“Last week I reported on what’s left of the Apple-Motorola FRAND dispute in Wisconsin after the trial was canceled. At this stage it all comes down to the question of whether the dismissal would be with or without prejudice. In the former case, Apple fears that its ability to raise certain FRAND defenses against the Google subsidiary’s infringement claims would be impaired by the res judicata effect of dismissals with prejudice,” Florian Mueller reports for FOSS patents. “In the latter case, Motorola says it might have to relitigate issues on which the parties already spent a lot of time and money (and which also required resources of the U.S. court system) in the Wisconsin proceeding, which it would consider unfair.”
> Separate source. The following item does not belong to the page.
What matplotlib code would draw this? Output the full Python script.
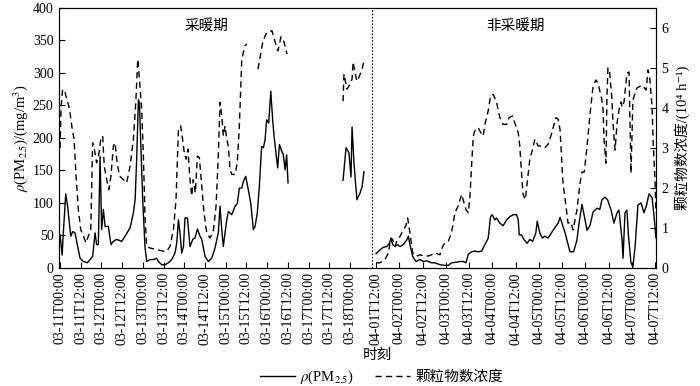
import numpy as np
import matplotlib
matplotlib.use('Agg')
from matplotlib import pyplot as plt
from matplotlib.lines import Line2D

plt.rcParams['font.family'] = ['Liberation Serif', 'Noto Sans CJK SC', 'DejaVu Sans']
plt.rcParams['mathtext.fontset'] = 'stix'
plt.rcParams['font.size'] = 10

# heating period, hours since 03-11T00:00
pm_a_t = [0, 1.2, 1.9, 3.3, 4.4, 6.2, 7.3, 8.7, 10, 11.6, 13.5, 15.8, 17.4, 18.9,
          20.3, 21.2, 22.2, 23.2, 24.1, 25.1, 26.1, 28, 29.5, 30.9, 32.8, 35.7,
          37.7, 40.6, 42.5, 43.5, 44.4, 45.4, 46, 46.7, 47.9, 49.2, 50.2, 52.1,
          54.1, 56, 57, 58.9, 60.8, 62.8, 64.7, 66.6, 67.6, 68.6, 69.5, 70.5,
          71.5, 72.4, 73.8, 75.3, 76.9, 78.2, 79.6, 81.1, 82.1, 84, 85.9, 87.9,
          89.8, 91.7, 92.7, 93.7, 94.6, 95.6, 96.6, 97.5, 99.5, 101.4, 102.7,
          103.9, 105.3, 106.2, 107.6, 109.1, 110.5, 112, 113, 114.3, 115.5,
          116.8, 117.8, 118.8, 119.7, 120.9, 122.1, 123.2, 124, 125.1, 126.1,
          127.1, 128.4, 129.4, 130.4, 131.3, 132.1]
pm_a = [51, 20, 54, 114, 95, 49, 56, 54, 36, 15, 10, 8, 13, 18,
        54, 36, 36, 172, 59, 90, 64, 64, 36, 41, 44, 41,
        49, 62, 85, 105, 167, 259, 254, 197, 105, 33, 10, 13,
        13, 15, 10, 5, 5, 8, 13, 23, 38, 74, 54, 23,
        33, 77, 77, 33, 44, 46, 60, 49, 44, 18, 10, 15,
        31, 54, 95, 59, 33, 54, 74, 87, 82, 95, 99,
        123, 123, 133, 141, 120, 100, 59, 64, 85, 126,
        187, 185, 197, 228, 223, 272, 228, 203, 177, 154,
        190, 180, 174, 151, 174, 131]

pm_b_t = [164, 165.7, 167.4, 168.6, 169.2, 170.3, 172, 173.8, 175, 176.1]
pm_b = [135, 185, 177, 140, 217, 162, 105, 115, 125, 148]

num_a1_t = [0, 0.6, 1.5, 2.9, 3.9, 4.8, 5.8, 6.8, 8.1, 9.3, 10.6, 12, 13.5, 15.1,
            16.4, 17.8, 18.9, 19.9, 21.2, 22.6, 23.6, 24.7, 25.6, 27, 28.3, 29.5,
            30.9, 31.9, 32.8, 34.4, 36.7, 38.6, 40.6, 42.5, 44, 45, 46, 47.3,
            48.3, 49.2, 50.2, 52.1, 56, 59.9, 61.8, 63.7, 65.7, 67.2, 68.6,
            69.9, 71, 72, 73, 74.1, 75.3, 76.3, 77.2, 78.4, 79.6, 80.7, 82.1,
            83.4, 85, 86.9, 88.8, 90.4, 91.7, 92.7, 93.7, 94.6, 95.6, 96.6,
            97.5, 98.5, 99.5, 101.4, 102.7, 103.9, 105.3, 107.2, 108.2]
num_a1 = [3.0, 4.0, 4.47, 4.39, 4.22, 4.09, 3.88, 3.55, 3.22, 2.3, 1.46, 0.96, 0.8, 0.63,
          0.8, 0.96, 3.13, 2.97, 2.63, 2.88, 3.22, 3.3, 2.55, 2.21, 1.96, 2.3,
          3.05, 3.13, 2.72, 2.3, 2.21, 2.13, 2.55, 3.22, 4.22, 5.22, 4.72, 3.97,
          2.8, 1.3, 0.54, 0.5, 0.46, 0.42, 0.42, 0.54, 0.96, 1.71, 3.47,
          3.55, 3.22, 2.88, 2.72, 2.97, 2.21, 1.8, 2.21, 1.88, 2.8, 2.76, 2.05,
          1.38, 0.88, 0.75, 0.92, 1.55, 2.8, 4.14, 3.8, 3.3, 3.55, 3.22,
          3.05, 2.46, 2.34, 2.34, 2.63, 3.55, 5.22, 5.56, 5.6]

num_a2_t = [114.7, 117.6, 119.9, 122.8, 124.6, 126.3, 128, 129.8, 131.5]
num_a2 = [4.97, 5.68, 5.9, 5.93, 5.65, 5.43, 5.78, 5.65, 5.35]

num_b_t = [164, 164.5, 166.3, 167.4, 169.2, 169.8, 170.9, 172, 173.2, 175, 176.1]
num_b = [4.17, 4.85, 4.47, 4.55, 4.72, 5.15, 4.9, 4.67, 4.77, 4.97, 5.18]

# non-heating period, hours since 04-01T12:00
pm_c_t = [0, 2.1, 3.8, 5.5, 6.9, 7.7, 8.6, 9.8, 11, 12.4, 14.1, 15.8, 16.7, 17.5,
          18.9, 20.6, 22.7, 24.4, 26.1, 28.7, 30.4, 33, 35.6, 37.3, 39, 41.6,
          43.3, 45, 46.4, 47.6, 49.3, 51, 52.7, 54.5, 56.2, 57.9, 59.1, 60,
          61.3, 62.2, 63.9, 65.6, 67.4, 69.1, 70.8, 72.5, 73.4, 73.9, 75.1,
          76.3, 78, 79.4, 80.8, 82.5, 83.2, 84.5, 85.9, 87.1, 88.8, 90.5, 92.3,
          94, 95, 97.5, 100.1, 102, 103.7, 104.8, 106.3, 107.5, 108.9, 110.5,
          112, 114.1, 115.5, 116.6, 118.2, 119.5, 121.3, 122.8, 124.4, 125.4,
          127, 127.5, 128.5, 129.5, 130.3, 131.6, 132.6, 133.7, 135.2, 136.8,
          138.3, 139.5, 140.9, 142.5, 143.5, 144.5]
pm_c = [22, 28, 32, 33, 38, 45, 36, 33, 36, 33, 36, 43, 49, 36,
        18, 10, 13, 10, 11, 8, 8, 5, 4, 4, 8, 9,
        10, 10, 8, 21, 25, 26, 25, 26, 36, 46, 79, 82,
        74, 77, 69, 65, 74, 79, 82, 82, 74, 51, 51,
        44, 38, 44, 41, 54, 72, 54, 46, 49, 46, 54, 62,
        69, 78, 55, 25, 25, 43, 69, 98, 80, 58, 66,
        86, 92, 90, 105, 109, 105, 89, 69, 85, 89,
        43, 15, 85, 89, 50, 8, 2, 32, 97, 100,
        85, 95, 114, 108, 80, 46]

num_c_t = [0, 2.1, 4.6, 6.4, 7.6, 8.6, 9.8, 11, 12.4, 14.1, 15.3, 16.3, 17.5, 18.9,
           20.6, 22.7, 25.3, 27.8, 30.4, 33, 34.4, 35.6, 37.3, 39, 40.7, 42.4,
           44.2, 45.4, 46.4, 47.6, 48.5, 49.3, 50.2, 51, 52.7, 54.5, 55.3, 56.2,
           57.9, 59.1, 60.5, 62.2, 63.9, 65.6, 67.4, 68.7, 70.4, 71.6, 73.4,
           74.2, 75.1, 75.9, 77.1, 78.2, 79.4, 80.8, 82, 83.7, 85.4, 87.1, 88.8,
           90.5, 92.8, 94, 95, 96.5, 98.1, 99.1, 100.6, 101.7, 103.7, 105.3,
           106.3, 107.5, 108.9, 110.5, 112, 113.5, 114.6, 116.6, 117.2, 117.7,
           118.7, 119.2, 119.7, 120.5, 121.8, 122.3, 123.4, 124.4, 125.4, 126.5,
           127, 128, 129, 129.5, 130.6, 131.1, 131.6, 132.6, 133.7, 134.7, 137.3,
           139.4, 140.4, 141.2, 142.5, 143, 144, 144.5]
num_c = [0.13, 0.13, 0.21, 0.38, 0.75, 0.71, 0.54, 0.71, 0.79, 0.96, 1.04, 1.25, 0.88, 0.38,
         0.29, 0.33, 0.29, 0.31, 0.38, 0.33, 0.54, 0.63, 0.67, 0.88, 1.38, 1.55,
         1.84, 1.63, 1.46, 1.38, 1.8, 2.55, 3.3, 3.43, 3.51, 3.34, 3.3, 3.59,
         3.93, 4.3, 4.34, 4.14, 3.76, 3.59, 3.59, 3.76, 3.8, 3.63, 3.38,
         3.05, 2.38, 1.84, 1.71, 2.21, 2.72, 2.97, 3.22, 3.05, 3.05, 3.01, 3.09,
         3.34, 3.76, 3.72, 3.45, 2.12, 1.53, 1.12, 1.15, 0.95, 1.45, 2.12,
         2.4, 2.4, 3.03, 3.87, 4.53, 4.7, 4.62, 4.2, 3.95, 3.2,
         2.62, 4.3, 5.0, 4.95, 4.2, 3.62, 2.95, 3.62, 3.95, 4.15,
         4.02, 4.15, 4.62, 4.87, 4.9, 3.62, 2.37, 4.2, 4.37, 4.5, 4.57,
         4.45, 4.95, 4.8, 4.02, 3.2, 2.2, 1.37]

labels_a = ['03-11T00:00', '03-11T12:00', '03-12T00:00', '03-12T12:00',
            '03-13T00:00', '03-13T12:00', '03-14T00:00', '03-14T12:00',
            '03-15T00:00', '03-15T12:00', '03-16T00:00', '03-16T12:00',
            '03-17T00:00', '03-17T12:00', '03-18T00:00']
labels_c = ['04-01T12:00', '04-02T00:00', '04-02T12:00', '04-03T00:00',
            '04-03T12:00', '04-04T00:00', '04-04T12:00', '04-05T00:00',
            '04-05T12:00', '04-06T00:00', '04-06T12:00', '04-07T00:00',
            '04-07T12:00']

# the april block is drawn on a wider scale, after a break
c_start = 183.1
c_scale = 1.1225


def to_c(t):
    return c_start + np.array(t) * c_scale


dash = (0, (4.5, 3))
fig = plt.figure(figsize=(7, 3.86), dpi=100)
ax = fig.add_axes([0.0843, 0.3057, 0.8528, 0.6736])
ax2 = ax.twinx()

ax.plot(pm_a_t, pm_a, color='black', lw=1.0)
ax.plot(pm_b_t, pm_b, color='black', lw=1.0)
ax.plot(to_c(pm_c_t), pm_c, color='black', lw=1.0)
ax2.plot(num_a1_t, num_a1, color='black', lw=1.0, ls=dash)
ax2.plot(num_a2_t, num_a2, color='black', lw=1.0, ls=dash)
ax2.plot(num_b_t, num_b, color='black', lw=1.0, ls=dash)
ax2.plot(to_c(num_c_t), num_c, color='black', lw=1.0, ls=dash)

ax.axvline(180.8, color='black', lw=0.8, ls=(0, (1.5, 1.5)))

ax.set_xlim(-0.6, 345.3)
ax.set_ylim(0, 400)
ax2.set_ylim(0, 6.5)
ax.set_yticks(np.arange(0, 401, 50))
ax2.set_yticks(np.arange(0, 7, 1))

ticks_a = np.arange(0, 169, 12)
ticks_c = to_c(np.arange(0, 145, 12))
ax.set_xticks(np.concatenate([ticks_a, ticks_c]))
ax.set_xticklabels(labels_a + labels_c, rotation=90)

for a in (ax, ax2):
    a.tick_params(direction='in', length=4, width=0.8, labelsize=10)
    for s in a.spines.values():
        s.set_linewidth(0.8)
ax.tick_params(axis='x', pad=3)
ax.tick_params(axis='y', pad=4)
ax2.tick_params(axis='y', pad=4)

ax.set_xlabel('时刻', fontsize=10.5, labelpad=3, x=0.533)
ax.set_ylabel(r'$\rho$(PM$_{2.5}$)/(mg/m$^3$)', fontsize=10.5, labelpad=2)
ax2.set_ylabel('颗粒物数浓度/(10⁴ h⁻¹)', fontsize=10.5, labelpad=4)

ax.text(85, 371, '采暖期', ha='center', va='center', fontsize=10.5)
ax.text(263.6, 371, '非采暖期', ha='center', va='center', fontsize=10.5)

handles = [Line2D([], [], color='black', lw=1.0),
           Line2D([], [], color='black', lw=1.0, ls=dash)]
fig.legend(handles, [r'$\rho$(PM$_{2.5}$)', '颗粒物数浓度'], loc='center',
           bbox_to_anchor=(0.545, 0.022), ncol=2, frameon=False, fontsize=10.5,
           handlelength=2.4, columnspacing=1.4, handletextpad=0.4,
           borderpad=0.1)

fig.savefig('out.png', dpi=100)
“The minute order on the November 5 dismissal of the bench trial originally scheduled to commence later that day was a dismissal with prejudice,” Mueller reports. “But Apple filed a bench memorandum after the hearing and three days later, Judge Barbara Crabb reaffirmed and explained in writing here decision to dismiss the case, but semi-surprisingly opened the door to reconsideration on the question of prejudice, saying that ‘[t]he court will decide whether the dismissal is with or without prejudice after the parties have completed briefing on the issue.'”
Mueller reports, “Yesterday Motorola filed its reply brief to Apple’s memorandum…[in which] Motorola once again proposed binding arbitration as a path to a solution. I’m not sure that this proposal is serious.”